Monday 14 November 2011

November 14th – Start of the Journey

After a good nights sleep, up for breakfast:- pineapple, water melon and omelette – the water melon and omelette is good but the pineapple is delicious.  Washed down with African Tea.

I am picked up by Samuel at 10am and off we set.  The traffic around Nairobi is heavy but not grid locked.   

We join  the Mombasa Road, heading North, this is the main road for all the freight traffic from the ports at Mombasa and up into, Northern Kenya,  Uganda and beyond.

We drive through ‘downtown’ Nairobi with the big office blocks, government buildings etc, a sign of money and wealth.  Then as we get out onto the outskirts we see the shanty towns and slums.  The contrast is always striking.

Then we are out into the countryside, small family farms, well tended form a patch work around the fields and hillsides.  The road is climbing all the time.  Then we suddenly get to a viewpoint and I am seeing, for the first time, the Rift Valley stretching out in front of me, the valley floor 8,000’ below me.  Samuel points out the landscape to me; the roads on the valley floor and, off in the distance, he tells me is the Masai Mara wild life park.

My first view of the Rift Valley 

 Samuel, backdrop of the Rift Valley

The owners of the Tourist craft shops come out and start trying to sell me souvenirs, time to start haggling.  I am not very good, but still get an OK deal.

We continue and start to see antelope grazing in the fields off to the side of the road and then  a herd of Zebra in a field, grazing alongside cattle.

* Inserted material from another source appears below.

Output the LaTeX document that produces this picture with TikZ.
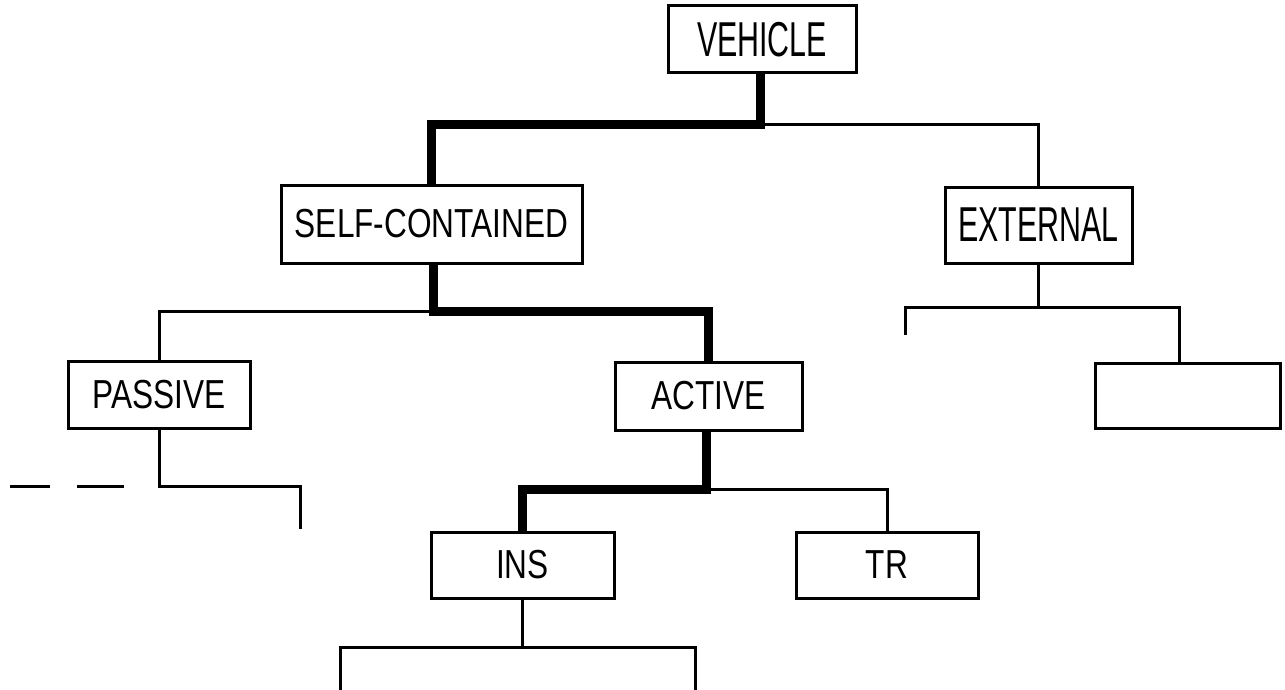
\documentclass[tikz,border=0pt]{standalone}
\usepackage{fontspec}
\newfontfamily\lblfont{Liberation Sans}[FakeStretch=0.78]
\newfontfamily\lblfontc{Liberation Sans}[FakeStretch=0.62]
\begin{document}
\begin{tikzpicture}[x=1pt,y=-1pt,
  box/.style={draw, line width=3pt, inner sep=0pt, anchor=center,
              font=\lblfont\fontsize{40.5}{44}\selectfont},
  bigbox/.style={box, font=\lblfontc\fontsize{49}{52}\selectfont},
  thin/.style={line width=3pt},
  thick/.style={line width=9pt},
]
\useasboundingbox (0,0) rectangle (1285,690);

% boxes
\node[bigbox, minimum width=188pt, minimum height=67pt] (veh) at (762,39.5) {VEHICLE};
\node[box, minimum width=301pt, minimum height=78pt] (sc) at (431.5,224) {SELF-CONTAINED};
\node[bigbox, minimum width=187pt, minimum height=76pt] (ext) at (1038.5,225) {EXTERNAL};
\node[box, minimum width=182pt, minimum height=67pt] (pas) at (159,394.5) {PASSIVE};
\node[box, minimum width=187pt, minimum height=68pt] (act) at (708.5,396) {ACTIVE};
\node[box, minimum width=185pt, minimum height=65pt] (emp) at (1187.5,395.5) {};
\node[box, minimum width=183pt, minimum height=66pt] (ins) at (522.5,565) {INS};
\node[box, minimum width=182pt, minimum height=66pt] (tr) at (887,565) {TR};

% junction and free-end points
\coordinate (j1) at (760,125);
\coordinate (j2) at (433,311);
\coordinate (j3) at (1039,307);
\coordinate (extl) at (905,335);
\coordinate (extr) at (1179,307);
\coordinate (j4) at (157,486);
\coordinate (pasr) at (300,529);
\coordinate (j5) at (706,489);
\coordinate (j6) at (522,647);
\coordinate (insl) at (340,690);
\coordinate (insr) at (695,690);
\coordinate (d1a) at (10,486);
\coordinate (d1b) at (50,486);
\coordinate (d2a) at (77,486);
\coordinate (d2b) at (124,486);

% level 1
\draw[thick] (j1 |- veh.south) -- (j1) -| (sc.north);
\draw[thin] (j1) -| (ext.north);

% level 2, self-contained branch
\draw[thick] (j2 |- sc.south) -- (j2) -| (act.north);
\draw[thin] (j2) -| (pas.north);

% level 2, external branch
\draw[thin] (ext.south) -- (ext.south |- j3);
\draw[thin] (extl) |- (extr) -- (extr |- emp.north);

% passive branch
\draw[thin] (pas.south) |- (pasr |- j4) -- (pasr);
\draw[thin] (d1a) -- (d1b);
\draw[thin] (d2a) -- (d2b);

% active branch
\draw[thick] (j5 |- act.south) -- (j5) -| (ins.north);
\draw[thin] (j5) -| (tr.north);

% INS branch
\draw[thin] (ins.south) -- (ins.south |- j6);
\draw[thin] (insl) |- (j6) -| (insr);
\end{tikzpicture}
\end{document}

An hour later we arrive at Egremont University and the Agricultural Resource Centre (ARC), where we will meet John and Mary and stay the night in the guest house alongside the ARC.

John and Mary are well, they have been in Kenya for two weeks and have spent the time ‘full on’ visiting Bees Abroad projects.  They reel off everything that has happened so quickly the detail is lost.  I remember the gifts of chickens, them seeing giraffe and John sleeping through a Lion breaking into one compound and stealing a lamb.

One thing is certain, they are delighted with the progress being made on their Bees Abroad projects.  I will get more detail and some photos for you to do this justice for them.

This evening we will meet some of the project workers and sponsors for dinner, then tomorrow we leave here and head North to visit more projects.  Mary tells me I will be trained in how to make cosmetics so that next week I can help train in some of the project communities.

Every day on this trip is going to be different.